Arguments against re-development of North Weald Airfield for housing


·  The planned development would mean the loss of an important, historic and unique facility for aviation and leisure users in this part of the country.


·  North Weald Airfield has immense historical value, having been established in 1916 to defend London against attack from the air, and served as a front line fighter station during the Battle of Britain and beyond.  The airfield remains largely unchanged since the 1940’s and should serve as a lasting memorial to over 200 people who gave their lives while serving there, along with many thousands of others who made the ultimate sacrifice while serving at other airfields in the South East, which have long since disappeared under housing developments.


·  It would change the character of North Weald Bassett for existing residents beyond recognition.


·  It would place a huge burden on the local infrastructure, despite some of the additional road and transport links planned. 


·  It would also mean the loss of an important breathing space between the village and the M11.


·  The huge increase in infrastructure required to support the planned housing development would have an immense impact on the local environment.


·  There is no other airfield in the region with such facilities and length of hard runway in the region available to General Aviation users.


·  The development is against the principles of Planning Policy Guidance No 13 (PPG 13), which limits development in and around existing aerodromes, which would be in conflict with existing operations at these airfields.


·  The part of the airfield, which is earmarked for housing, is Green Belt Land. Plans to re-designate it into Brownfield land is contradictory to recommendations PPG 3 Annex C Para 2. This document clearly outlines which curtilage which may be re-designated. To quote:

·  "..this does not mean that the whole area of the curtilage should therefore be redeveloped. For example, where the footprint of a building only occupies a proportion of a site of which the remainder is open land (such as at an airfield or a hospital) the whole site should not normally be developed to the boundary of the curtilage." 


·  Apart from its expanded use for many leisure activities, the airfield could also be further developed as an important transport facility for light aviation, both for leisure and business travel by air, if managed and developed for this purpose in the correct manner.


·  Light general aviation has been all but squeezed out of the major airports in the region and due to other airfield closures, existing business airports cannot cope with the demand.   North Weald, however has the potential for investment to provide much needed GA and Business Aviation facilities.

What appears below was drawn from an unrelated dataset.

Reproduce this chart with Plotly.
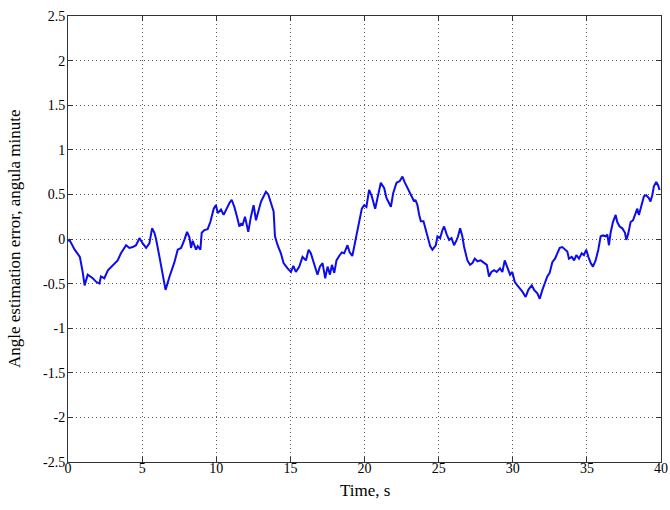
import plotly.graph_objects as go

time_s = [
    0.0, 0.1, 0.45, 0.8, 1.0, 1.12, 1.33, 1.67, 1.9, 2.12, 2.22, 2.45, 2.69, 3.02, 3.35, 3.57,
    3.8, 3.92, 4.14, 4.37, 4.59, 4.82, 5.04, 5.27, 5.49, 5.67, 5.83, 5.94, 6.17, 6.39, 6.58,
    6.85, 7.18, 7.4, 7.63, 7.85, 8.03, 8.19, 8.3, 8.41, 8.64, 8.75, 8.93, 9.02, 9.2, 9.42,
    9.6, 9.83, 9.98, 10.1, 10.32, 10.5, 10.66, 10.88, 11.04, 11.22, 11.4, 11.56, 11.67, 11.78,
    11.94, 12.16, 12.34, 12.52, 12.68, 12.84, 13.02, 13.2, 13.35, 13.51, 13.69, 13.87, 13.96,
    14.14, 14.36, 14.54, 14.81, 15.04, 15.2, 15.37, 15.6, 15.82, 16.05, 16.23, 16.38, 16.61,
    16.83, 16.99, 17.17, 17.35, 17.51, 17.67, 17.8, 17.96, 18.11, 18.29, 18.47, 18.63, 18.85,
    19.0, 19.18, 19.3, 19.41, 19.64, 19.82, 19.98, 20.13, 20.31, 20.49, 20.72, 20.94, 21.1,
    21.33, 21.48, 21.66, 21.78, 21.93, 22.16, 22.38, 22.56, 22.7, 22.9, 23.08, 23.24, 23.35,
    23.43, 23.57, 23.69, 23.8, 23.98, 24.07, 24.25, 24.43, 24.58, 24.81, 24.92, 25.1, 25.26,
    25.37, 25.55, 25.71, 25.87, 26.04, 26.22, 26.31, 26.45, 26.6, 26.72, 26.83, 26.94, 27.12,
    27.28, 27.44, 27.62, 27.84, 28.07, 28.25, 28.4, 28.56, 28.74, 28.92, 29.14, 29.3, 29.46,
    29.64, 29.82, 29.97, 30.13, 30.31, 30.42, 30.65, 30.87, 31.05, 31.28, 31.44, 31.66, 31.82,
    32.0, 32.18, 32.33, 32.49, 32.67, 32.85, 33.0, 33.17, 33.34, 33.52, 33.68, 33.79, 33.98,
    34.14, 34.29, 34.47, 34.65, 34.8, 34.96, 35.1, 35.26, 35.41, 35.59, 35.77, 35.93, 36.09,
    36.27, 36.38, 36.49, 36.6, 36.76, 36.94, 37.05, 37.21, 37.39, 37.57, 37.66, 37.79, 37.95,
    38.11, 38.29, 38.4, 38.51, 38.69, 38.85, 39.0, 39.18, 39.29, 39.41, 39.52, 39.68, 39.81,
    39.9,
]

angle_error = [
    -0.02, -0.01, -0.12, -0.2, -0.38, -0.52, -0.40, -0.44, -0.48, -0.50, -0.42, -0.44, -0.35,
    -0.29, -0.24, -0.16, -0.09, -0.07, -0.10, -0.09, -0.07, 0.01, -0.05, -0.10, -0.05, 0.12,
    0.07, 0.0, -0.20, -0.38, -0.57, -0.42, -0.26, -0.12, -0.10, -0.01, 0.08, 0.02, -0.10,
    -0.02, -0.12, -0.08, -0.12, 0.07, 0.10, 0.11, 0.19, 0.34, 0.38, 0.29, 0.33, 0.27, 0.33,
    0.40, 0.44, 0.36, 0.25, 0.14, 0.17, 0.16, 0.25, 0.08, 0.25, 0.38, 0.21, 0.31, 0.42, 0.48,
    0.53, 0.50, 0.40, 0.31, 0.03, -0.07, -0.16, -0.27, -0.33, -0.37, -0.30, -0.37, -0.31,
    -0.20, -0.24, -0.12, -0.16, -0.27, -0.40, -0.31, -0.27, -0.44, -0.31, -0.40, -0.29, -0.38,
    -0.24, -0.19, -0.15, -0.16, -0.07, -0.15, -0.19, -0.09, 0.01, 0.19, 0.34, 0.38, 0.36,
    0.55, 0.48, 0.34, 0.51, 0.63, 0.57, 0.46, 0.40, 0.36, 0.51, 0.63, 0.65, 0.70, 0.64, 0.57,
    0.51, 0.46, 0.42, 0.44, 0.38, 0.27, 0.20, 0.20, 0.14, 0.05, -0.08, -0.12, -0.07, 0.03,
    0.01, 0.10, 0.14, 0.05, -0.01, 0.01, -0.07, -0.01, 0.03, 0.12, 0.03, -0.09, -0.16, -0.24,
    -0.29, -0.27, -0.22, -0.25, -0.24, -0.27, -0.29, -0.42, -0.37, -0.35, -0.37, -0.33, -0.37,
    -0.24, -0.33, -0.40, -0.37, -0.48, -0.52, -0.54, -0.59, -0.65, -0.57, -0.52, -0.57, -0.61,
    -0.67, -0.57, -0.48, -0.42, -0.38, -0.26, -0.22, -0.16, -0.10, -0.09, -0.12, -0.14, -0.22,
    -0.20, -0.24, -0.18, -0.22, -0.16, -0.18, -0.12, -0.20, -0.27, -0.31, -0.24, -0.12, 0.03,
    0.04, 0.03, 0.05, -0.07, 0.07, 0.19, 0.27, 0.19, 0.14, 0.12, 0.07, -0.01, 0.06, 0.19,
    0.21, 0.29, 0.34, 0.27, 0.40, 0.48, 0.49, 0.46, 0.42, 0.49, 0.59, 0.64, 0.60, 0.55,
]

x_ticks = [0, 5, 10, 15, 20, 25, 30, 35, 40]
y_ticks = [-2.5, -2, -1.5, -1, -0.5, 0, 0.5, 1, 1.5, 2, 2.5]
y_tick_labels = ["-2.5", "-2", "-1.5", "-1", "-0.5", "0", "0.5", "1", "1.5", "2", "2.5"]

x_title = "Time, s"
y_title = "Angle estimation error, angula minute"

font_family = "Liberation Serif"

fig = go.Figure()
fig.add_trace(go.Scatter(
    x=time_s, y=angle_error, mode="lines",
    line=dict(color="#0c0cec", width=2),
    showlegend=False, hoverinfo="skip",
))

axis_common = dict(
    showline=True, linecolor="#333333", linewidth=1, mirror="allticks",
    ticks="inside", ticklen=5, tickcolor="#333333",
    showgrid=True, gridcolor="#555555", gridwidth=1, griddash="1px,3px",
    zeroline=False, automargin=False, ticklabeloverflow="allow",
    tickfont=dict(family=font_family, size=14, color="black"),
)

fig.update_xaxes(range=[0, 40], tickvals=x_ticks, ticklabelstandoff=-7, **axis_common)
fig.update_yaxes(range=[-2.5, 2.5], tickvals=y_ticks, ticktext=y_tick_labels,
                 ticklabelstandoff=-1, **axis_common)

W, H = 670, 510
plot_l, plot_r, plot_t, plot_b = 68, 661, 16, 462

fig.update_layout(
    width=W, height=H,
    margin=dict(l=plot_l, r=W - plot_r, t=plot_t, b=H - plot_b),
    paper_bgcolor="white", plot_bgcolor="white",
    font=dict(family=font_family, color="black"),
    annotations=[
        dict(text=x_title, x=0.5, xref="paper",
             y=(plot_b - 490) / (plot_b - plot_t),
             yref="paper", showarrow=False,
             font=dict(size=17, family=font_family), xanchor="center", yanchor="middle"),
        dict(text=y_title, x=(14 - plot_l) / (plot_r - plot_l), y=0.5,
             xref="paper", yref="paper", showarrow=False,
             textangle=-90, font=dict(size=17, family=font_family),
             xanchor="center", yanchor="middle"),
    ],
)

fig.write_html(
    "out.html",
    config={"displayModeBar": False},
    post_script="document.body.style.margin='0';document.body.style.overflow='hidden';",
)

·  A major housing development as envisaged for North Weald Airfield could also take place spread over a number of smaller sites in the region, with less impact on existing communities and without the loss of such a valuable facility.  There is no shortage of low use, idle land available, even if not all of it is in the public domain.  The planners should consider more options making use of such land.



NWAUG suggests that you re-write the above arguments in your own words, as “carbon-copy” responses may have less impact.  Of course you should add any further arguments and points of your own (we would be pleased to hear them), and you don’t have to use all the above if you disagree with any of them.